Впрочем, учителя, обучавшие кадетов в военных академиях (за казенный счет), втолковывали своим ученикам, что для хорошего фехтовальщика не существует неотразимых ударов: в крайнем случае от удара можно увернуться. Никаких "тайных приемов" не существует: это сказки шарлатанов, предназначенные для ленивых и невежественных школяров, не желающих постоянно работать над собой и мнящих, будто за несколько занятий можно усвоить пару приемчиков и стать неуязвимыми. Эту мысль отражает Т. Готье в "Капитане Фракассе": главный герой, молодой барон де Сигоньяк, учился фехтованию у своего слуги, бывшего солдата Пьера, однако оказался достойным соперником богатому и заносчивому герцогу де Валломбрезу:
"Валломбрез в глубине души все еще не мог вполне отрешиться от презрения к Сигоньяку, ожидая встретить слабого фехтовальщика, и был крайне удивлен, когда, небрежно прощупав его умение, вдруг встретил ловкую, твердую руку, с необычайной легкостью парирующую удары противника. Он стал внимательнее, затем несколько раз попытал ложный выпад, тотчас же разгаданный. Стоило ему открыть малейший просвет, как туда проникала шпага Сигоньяка, и нужно было немедля отбить атаку. Он попробовал наступать; его шпага была умело отстранена, оставив его самого без прикрытия, и, не отшатнись он назад, клинок противника попал бы ему прямо в грудь. Для герцога картина боя явно менялась. Он думал направлять его по своему усмотрению и, после нескольких выпадов, ранить Сигоньяка, куда ему заблагорассудится, с помощью приема, до сих пор безотказного.
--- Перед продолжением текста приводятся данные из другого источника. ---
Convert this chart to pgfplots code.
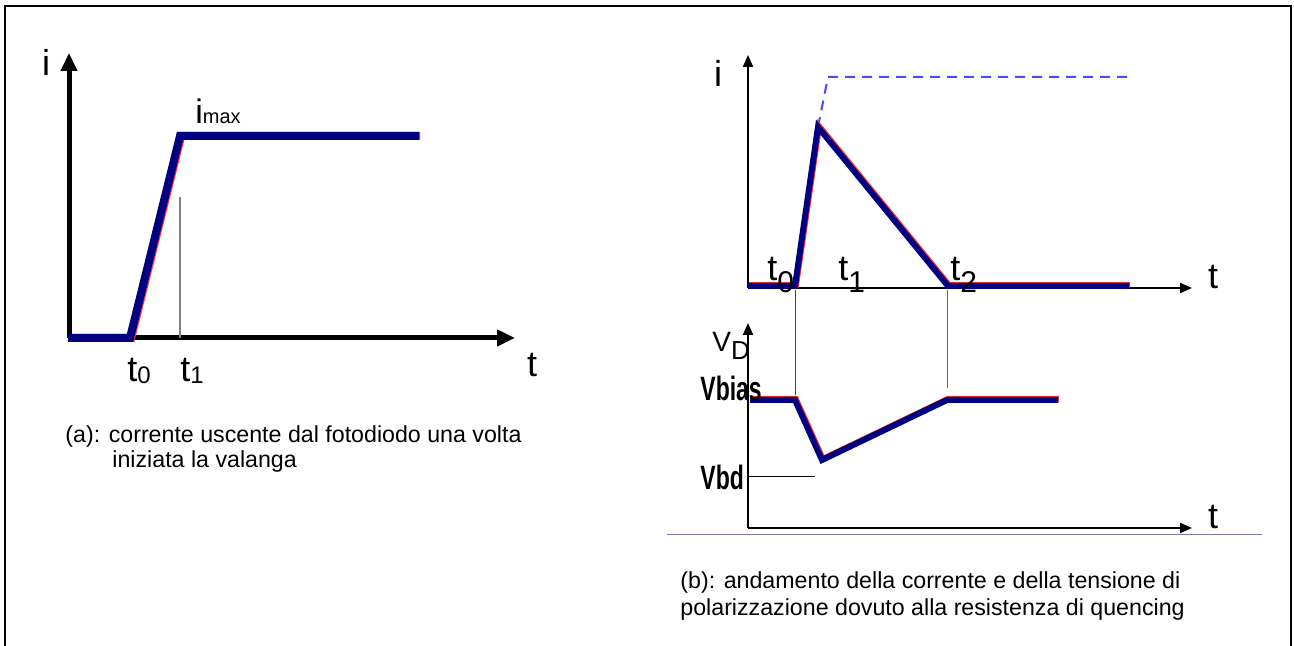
\documentclass[border=0pt]{standalone}
\usepackage{fontspec}
\setmainfont{Liberation Sans}
\usepackage{pgfplots}
\pgfplotsset{compat=1.18}
\usetikzlibrary{arrows.meta}
\definecolor{pulse}{HTML}{000080}
\definecolor{rim}{HTML}{FF3030}
\definecolor{ideal}{HTML}{4A4AFF}
\definecolor{sep}{HTML}{7A7AB8}

\pgfplotsset{
  schema/.style={
    axis lines=left, xtick=\empty, ytick=\empty,
    enlargelimits=false, clip=false,
    x=5pt, y=5pt, xmin=0, ymin=0, anchor=south west,
  },
}
\tikzset{
  big/.style={font=\fontsize{18}{20}\selectfont},
  caption/.style={anchor=west, inner sep=0pt, font=\fontsize{11.6}{13}\selectfont},
}
\newcommand\sub[1]{\raisebox{-0.6ex}{\fontsize{15}{15}\selectfont #1}}
\newcommand\level[1]{\scalebox{0.92}[1.35]{\bfseries\fontsize{12.5}{13}\selectfont #1}}

% current in (a)
\pgfplotstableread{
t    i
-0.1 0
6.1  0
11.1 20.2
35.0 20.2
}\avalanche

% current in (b), with quenching
\pgfplotstableread{
t    i
0.0  0.2
4.7  0.2
7.0  16.1
20.0 0.2
38.1 0.2
}\quenched

% current in (b) without quenching
\pgfplotstableread{
t    i
7.0  16.1
8.0  21.1
38.0 21.1
}\unquenched

% diode voltage in (b)
\pgfplotstableread{
t    v
0.2  12.8
4.7  12.8
7.4  6.8
19.9 12.8
31.0 12.8
}\bias

\begin{document}
\begin{tikzpicture}[x=0.5pt,y=0.5pt]
\useasboundingbox (0,0) rectangle (1294,646);
\draw[line width=1pt] (5,0) -- (5,640) -- (1291,640) -- (1291,0);

% ---------- (a) ----------
\begin{axis}[schema, at={(69,308)}, xmax=44.6, ymax=28.5,
  axis line style={line width=2.5pt, -{Triangle[length=9pt,width=8pt]}}]
  \addplot[gray, line width=0.7pt] coordinates {(11.1,0) (11.1,14.1)};
  \addplot[rim, line width=4pt, xshift=0.6pt] table {\avalanche};
  \addplot[pulse, line width=4pt] table {\avalanche};
  \node[big, anchor=center] at (axis cs:-2.3,27.6) {i};
  \node[big, anchor=center] at (axis cs:46.3,-2.7) {t};
  \node[big, anchor=base west, inner sep=0pt] at (axis cs:5.8,-4.4) {t\raisebox{-0.1ex}{\fontsize{12}{12}\selectfont 0}};
  \node[big, anchor=base west, inner sep=0pt] at (axis cs:11.1,-4.4) {t\raisebox{-0.1ex}{\fontsize{12}{12}\selectfont 1}};
  \node[anchor=base west, inner sep=0pt] at (axis cs:12.6,21.4) {\fontsize{17}{17}\selectfont i\fontsize{10}{10}\selectfont max};
\end{axis}

\node[caption] at (65,209) {(a): corrente uscente dal fotodiodo una volta};
\node[caption] at (112,184) {iniziata la valanga};

% ---------- (b), current ----------
\begin{axis}[schema, at={(748,358)}, xmax=44.4, ymax=23.3,
  axis line style={line width=1pt, -{Triangle[length=6pt,width=5pt]}}]
  \addplot[ideal, line width=1pt, dash pattern=on 5pt off 3.5pt] table {\unquenched};
  \addplot[rim, line width=3pt, xshift=0.5pt, yshift=0.4pt] table {\quenched};
  \addplot[pulse, line width=3pt] table {\quenched};
  \node[big, anchor=center] at (axis cs:-3.0,21.5) {i};
  \node[big, anchor=center] at (axis cs:46.5,1.1) {t};
  \node[big, anchor=base west, inner sep=0pt] at (axis cs:1.9,0.7) {t\sub{0}};
  \node[big, anchor=base west, inner sep=0pt] at (axis cs:9.0,0.7) {t\sub{1}};
  \node[big, anchor=base west, inner sep=0pt] at (axis cs:20.2,0.7) {t\sub{2}};
\end{axis}

% ---------- (b), voltage ----------
\begin{axis}[schema, at={(748,118)}, xmax=44.4, ymax=20.5,
  axis line style={line width=1pt, -{Triangle[length=6pt,width=5pt]}}]
  \addplot[black!75, line width=0.5pt] coordinates {(4.7,13.3) (4.7,23.8)};
  \addplot[black!60, line width=0.5pt] coordinates {(19.9,14.0) (19.9,23.8)};
  \addplot[black, line width=0.5pt] coordinates {(0,5.1) (6.7,5.1)};
  \addplot[rim, line width=3pt, xshift=0.4pt, yshift=0.5pt] table {\bias};
  \addplot[pulse, line width=3pt] table {\bias};
  \node[anchor=base west, inner sep=0pt] at (axis cs:-3.6,17.6) {\fontsize{14}{14}\selectfont V\raisebox{-0.5ex}{\fontsize{13}{13}\selectfont D}};
  \node[anchor=west, inner sep=0pt] at (axis cs:-4.8,14.0) {\level{Vbias}};
  \node[anchor=west, inner sep=0pt] at (axis cs:-4.8,5.1) {\level{Vbd}};
  \node[big, anchor=center] at (axis cs:46.5,1.1) {t};
\end{axis}

\draw[sep, line width=0.5pt] (667,111) -- (1262,111);

\node[caption] at (680,63) {(b): andamento della corrente e della tensione di};
\node[caption] at (680,36) {polarizzazione dovuto alla resistenza di quencing};
\end{tikzpicture}
\end{document}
А сейчас он совсем не был господином положения и нуждался во всей своей сноровке, чтобы защищаться. Как ни старался он быть хладнокровным, злоба обуревала его, он терял над собою власть, давал волю нервам, меж тем как Сигоньяк оставался невозмутим и, казалось, дразнил его своей безупречной позитурой".
Единственное "тайное оружие" – это неожиданность, нестандартность, действие вразрез с академическими правилами. Например, в школах фехтования не обучали рубящему удару шпагой, и при определенных условиях такой удар мог стать "секретным приемом".